Glad to see that Quark is addressing the issue that they are actually competing against the whole Creative Suite and not just InDesign. Even some of the best Quark designers I know would be crippled if you took away photoshop and illustrator.
A stunning update I am very impressed with the improvements, actually makes using Quark a fun process.
I’ll have to try out Quark 8. Hope they fixed three things that always baffled me on Quark 7.
1. Why does it paste objects on the page above the one that I’m actually working on?
2. What is up with align tool?
3. When importing pictures, why does it reset the file location after two imports? (is it a preference I can change?)
I have just briefly played with the demo. I’d say XPress 8 is most definitely a step in the right direction, but not it’s not enough to make me abandon InDesign.
Why does Quark not see the value in a dedicated Links Palette? I don’t want to go to a menu and call up a dialogue box simply to check the status of my links. This is one of about 4 or 5 things that leave me shaking my head.
Also, Quark need to GIVE XPress 8 away to Colleges if they want any hope of making up the ground that they’ve lost. Make it easy for schools to teach XPress again… If all of the new grads only know InDesign, what software do you think that they are going to buy?
I think it’s rather sad for Quark. I’m not saying XPress is bad or anything, but I sure don’t see the support for it.
I enjoy getting nearly-free training online like at Lynda.com or TotalTraining.com but here’s a funny thing.… Lynda hasn’t released an “essential” training for quark since Version 6 and Total Training released nothing at all. However, InDesign has seen much more support in online training, at least for me.
Just like Bill said in the previous post, if I can’t learn it, why should I bother buying Quark over InDesign that I already know how to use (from online training)?
QuarkXPress 8 looks too much like a visual update, rather than a functional one, but I really have not used it all that much compared with XPress 7 with our school’s graphic department.
I agree, Quark had better step up their game to stay on the top…
Many of my teachers say “Getting to the top may be easy, but staying there is certainly much harder.”
Nice article.
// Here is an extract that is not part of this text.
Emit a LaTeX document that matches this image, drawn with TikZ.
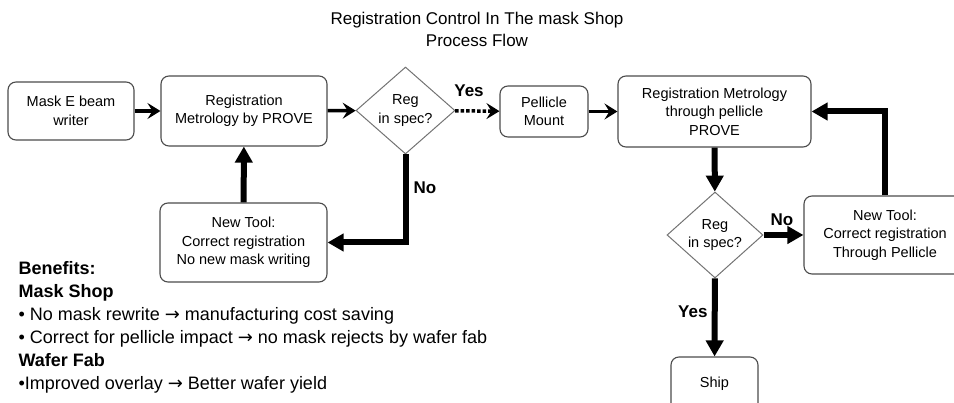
\documentclass[tikz,border=0pt]{standalone}
\usepackage{fontspec}
\setmainfont{Liberation Sans}
\newfontfamily\symfont{DejaVu Sans}
\newcommand{\rarr}{{\symfont →}}
\usetikzlibrary{arrows.meta,shapes.geometric}
\begin{document}
\begin{tikzpicture}[x=1pt,y=-1pt,
  box/.style={draw=black!70,line width=1.1pt,rounded corners=8pt,align=center,
    font=\fontsize{14.5}{18.5}\selectfont,inner sep=0pt},
  dia/.style={draw=black!55,line width=1pt,diamond,inner sep=0pt},
  thin/.style={line width=3.5pt,-{Stealth[length=13pt,width=16pt,inset=5pt]}},
  thick/.style={line width=6pt,-{Triangle[length=16pt,width=17pt]}},
  dots/.style={line width=3.5pt,dotted,-{Stealth[length=13pt,width=16pt,inset=5pt]}},
  lbl/.style={font=\fontsize{17}{20}\selectfont\bfseries},
]
\useasboundingbox (0,0) rectangle (954,403);
\node[align=center,font=\fontsize{17}{22}\selectfont] (title) at (477,29)
  {Registration Control In The mask Shop\\Process Flow};

\node[box,minimum width=126pt,minimum height=58pt] (A) at (71,111) {Mask E beam\\writer};
\node[box,minimum width=166pt,minimum height=70pt] (B) at (244,111) {Registration\\Metrology by PROVE};
\node[dia,minimum width=99pt,minimum height=87pt,
  label={[align=center,font=\fontsize{14.5}{18.5}\selectfont]center:Reg\\in spec?}] (D1) at (405.5,110.5) {};
\node[box,minimum width=167pt,minimum height=79pt] (C) at (243.5,242.5) {New Tool:\\Correct registration\\No new mask writing};
\node[box,minimum width=88pt,minimum height=51pt] (P) at (544,111.5) {Pellicle\\Mount};
\node[box,minimum width=193pt,minimum height=71pt] (E) at (714.5,111.5) {Registration Metrology\\through pellicle\\PROVE};
\node[dia,minimum width=96pt,minimum height=86pt,
  label={[align=center,font=\fontsize{14.5}{18.5}\selectfont]center:Reg\\in spec?}] (D2) at (715,235) {};
\node[box,minimum width=162pt,minimum height=78pt] (F) at (885,235) {New Tool:\\Correct registration\\Through Pellicle};
\node[box,minimum width=87pt,minimum height=54pt] (S) at (714.5,384) {Ship};

\draw[thin] (A) -- (B);
\draw[thin] (B) -- (D1);
\draw[dots] (D1) -- (P);
\draw[thin] (P) -- (E);
\draw[thick] (D1.south) |- (C.east);
\draw[thick] (C) -- (B);
\draw[thick] (E) -- (D2);
\draw[thick] (D2) -- (F);
\draw[thick] (D2) -- (S);
\draw[thick] (F.north) |- (E.east);

\node[lbl] (yes1) at (469,91) {Yes};
\node[lbl] (no1) at (425,188) {No};
\node[lbl] (no2) at (782,220) {No};
\node[lbl,anchor=east] (yes2) at (711,312) {Yes};

\node[anchor=west,align=left,font=\fontsize{18}{23}\selectfont] (ben) at (15,327.5)
  {\textbf{Benefits:}\\
   \textbf{Mask Shop}\\
   • No mask rewrite \rarr{} manufacturing cost saving\\
   • Correct for pellicle impact \rarr{} no mask rejects by wafer fab\\
   \textbf{Wafer Fab}\\
   •Improved overlay \rarr{} Better wafer yield};
\end{tikzpicture}
\end{document}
Thanks. :) Eugene
Having used Quark 8, (i could list the few pro’s and the huge list of cons, but whats the point) its just quark 7, but with a new interface.. thanks for not listening to your users.. glad to see that Quark Inc. still havent changed, still want to charge over inflated upgrade prices for what is essentially quark 7!!
If you have more money than sense then upgrade.. i am sure you will be disappointed!
Quark is like hotmetal, and soon like hot metal it will be part of our history.